Fashion’s Night Out vs. Savage Beauty
Of course, there’s no way this event will dethrone the Alexander McQueen Savage Beauty exhibit at the Met’s Costume Institute as the hipster happening of the season. Some say McQueen is a genius; others that he’s sick, citing his penchant for covering the models’ mouths or entire faces with fabric, chain mail, or other bits of hardware and forcing them to hobble down the runway in sadistic-looking footwear. As one attendee summed up the exhibit: “Nightmare clothes and nightmare presentation. The exhibit space was so crowded I couldn’t run out of it as I wanted to. If that was what was going on in his head, no wonder he killed himself.”

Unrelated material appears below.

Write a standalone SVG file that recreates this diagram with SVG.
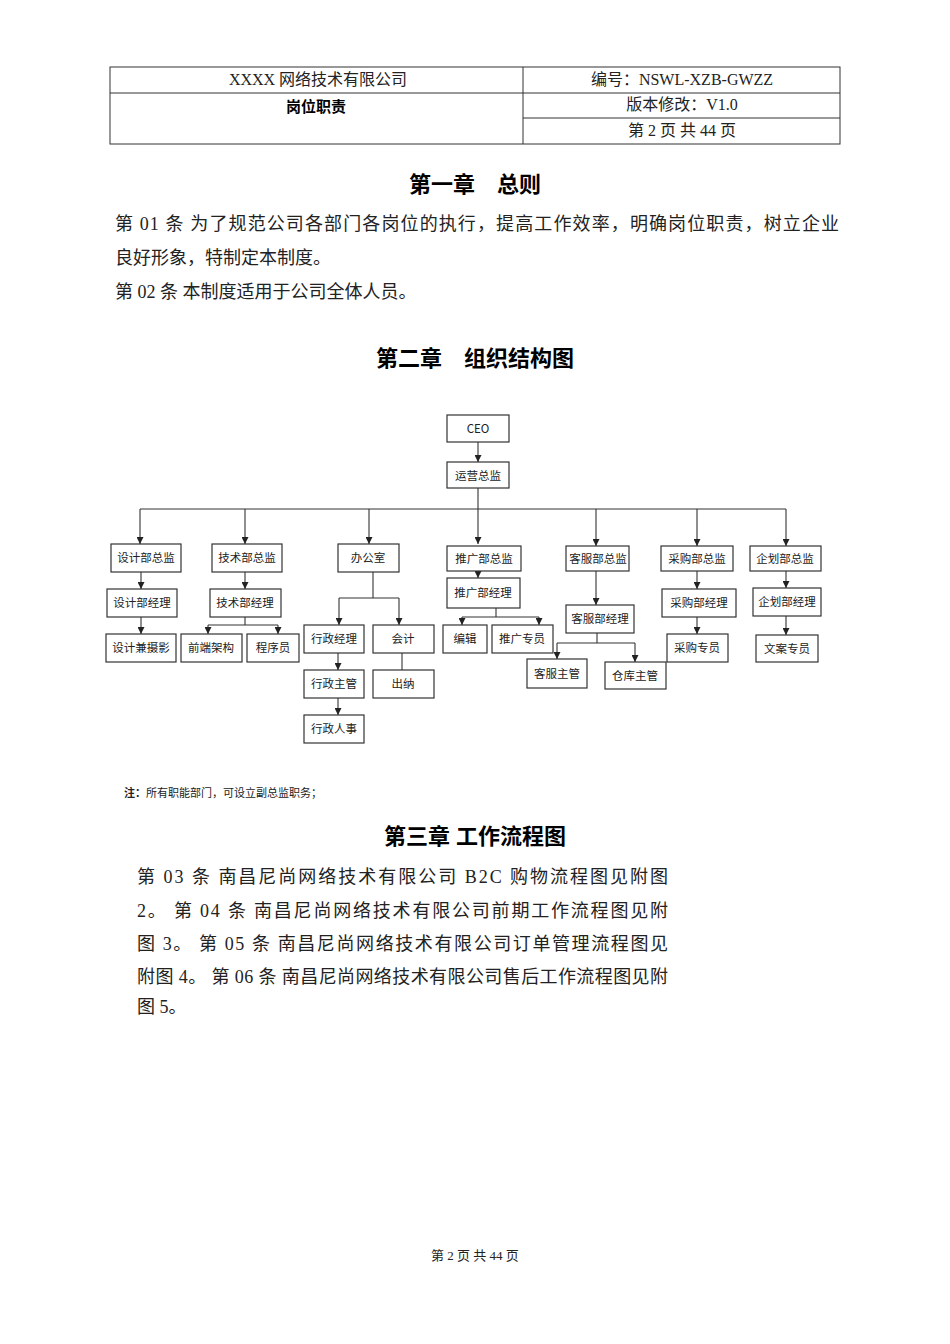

Yes, plenty of his designs are disturbing. But others are enchanting, exquisite, charming, and beautifully constructed and tailored.
Creativity vs. social CRM
The New York Times laments that when the McQueen exhibit “finally closed in August, a curtain quietly came down on contemporary fashion’s great decade of experiment and expansion,” and that Fashion Week and Fashion’s Night Out are more about appealing to the “Maxxinistas” rather than pushing the creative envelope. But the masses aren’t even bargain hunting at FNO. Mashable reports that Simon Doonan says sales in 2009 were disappointing. The event may be less about pushing product and more about building brand awareness and loyalty and creating a “strategic marketing initiative” by engaging customers via mobile apps and social networking sites such as Twitter, Facebook, Tumblr et al.
I’m not quite ready to mourn the demise of couture. My takeaway from the McQueen exhibit was that he was a master of marketing more so than even the usual top designers. It’s highly unlikely anyone bought a dress with sleeves that wrapped around your torso like a straightjacket or a skirt made out of wood. But by grabbing our attention by creating groundbreaking runway shows and scandalous garb, he had customers lined up to buy the understated, less ridiculous, but quite lovely gowns to wear to red-carpet parties so they could say they were wearing a McQueen.